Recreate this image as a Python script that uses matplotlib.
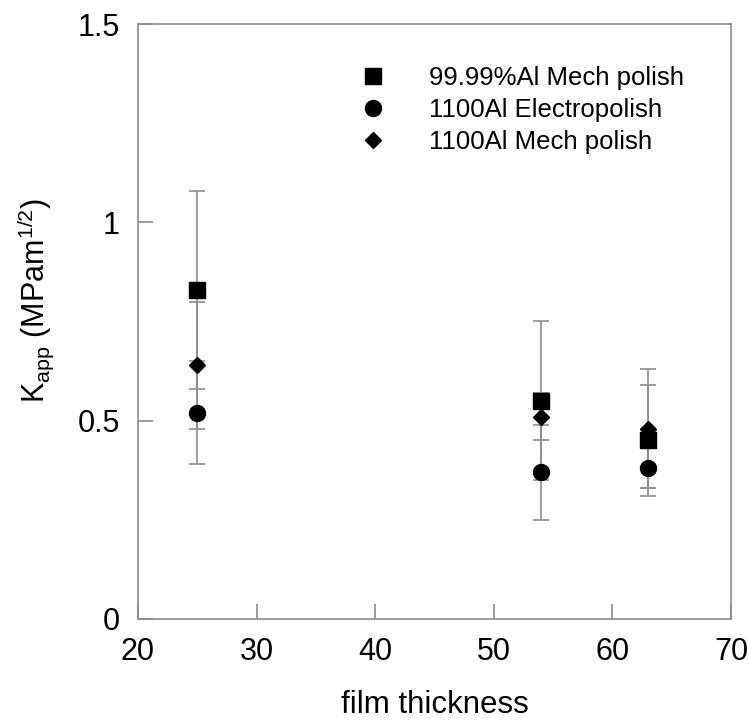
import matplotlib.pyplot as plt

plt.rcParams['font.family'] = ['Liberation Sans', 'DejaVu Sans']
plt.rcParams['mathtext.fontset'] = 'custom'
plt.rcParams['mathtext.rm'] = 'Liberation Sans'

# film thickness groups
thickness = [25, 54, 63]

# 99.99%Al mechanically polished
k_hp_mech = [0.83, 0.55, 0.45]
err_hp_mech = [0.25, 0.20, 0.14]

# 1100Al electropolished
k_1100_elec = [0.52, 0.37, 0.38]
err_1100_elec = [0.13, 0.12, 0.05]

# 1100Al mechanically polished
k_1100_mech = [0.64, 0.51, 0.48]
err_1100_mech = [0.16, 0.06, 0.15]

labels = ['99.99%Al Mech polish', '1100Al Electropolish', '1100Al Mech polish']

GREY = '#8c8c8c'

fig = plt.figure(figsize=(7.49, 7.21), dpi=100)
ax = fig.add_axes([0.1842, 0.1415, 0.7917, 0.8252])

series = [
    (k_hp_mech, err_hp_mech, 's', 12),
    (k_1100_elec, err_1100_elec, 'o', 11.5),
    (k_1100_mech, err_1100_mech, 'D', 8.5),
]

for (vals, errs, mk, ms), lab in zip(series, labels):
    ax.errorbar(thickness, vals, yerr=errs, fmt='none', ecolor=GREY,
                elinewidth=1.2, capsize=6, capthick=1.2, zorder=2)
    ax.plot(thickness, vals, linestyle='none', marker=mk, markersize=ms,
            color='black', label=lab, zorder=3)

ax.set_xlim(20, 70)
ax.set_ylim(0, 1.5)
ax.set_xticks([20, 30, 40, 50, 60, 70])
ax.set_yticks([0, 0.5, 1, 1.5])
ax.set_yticklabels(['0', '0.5', '1', '1.5'])

for side in ax.spines:
    ax.spines[side].set_color(GREY)
    ax.spines[side].set_linewidth(1.2)

ax.tick_params(direction='in', length=11, width=1.2, color=GREY,
               labelsize=22, pad=13)

ax.set_xlabel('film thickness', fontsize=22.5, labelpad=16.5)
ax.set_ylabel(r'K$_{\mathregular{app}}$ (MPam$^{\mathregular{1/2}}$)',
              fontsize=22)
ax.yaxis.set_label_coords(-0.139, 0.536)

ax.legend(loc='upper left', bbox_to_anchor=(0.374, 0.93), frameon=False,
          fontsize=18.5, handletextpad=1.7, labelspacing=0.32,
          handlelength=1.0, borderpad=0, borderaxespad=0)

fig.savefig('out.png', dpi=100, facecolor='white')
_ _ _ _
▶ [Goal of the exercise]
Everything from the first line of the listing above through the line that contains "err_1100_elec = [0.13, 0.12, 0.05]" is to be restated word for word, minus the pictures.

▶ [Answer to this task]
Recreate this image as a Python script that uses matplotlib.
import matplotlib.pyplot as plt

plt.rcParams['font.family'] = ['Liberation Sans', 'DejaVu Sans']
plt.rcParams['mathtext.fontset'] = 'custom'
plt.rcParams['mathtext.rm'] = 'Liberation Sans'

# film thickness groups
thickness = [25, 54, 63]

# 99.99%Al mechanically polished
k_hp_mech = [0.83, 0.55, 0.45]
err_hp_mech = [0.25, 0.20, 0.14]

# 1100Al electropolished
k_1100_elec = [0.52, 0.37, 0.38]
err_1100_elec = [0.13, 0.12, 0.05]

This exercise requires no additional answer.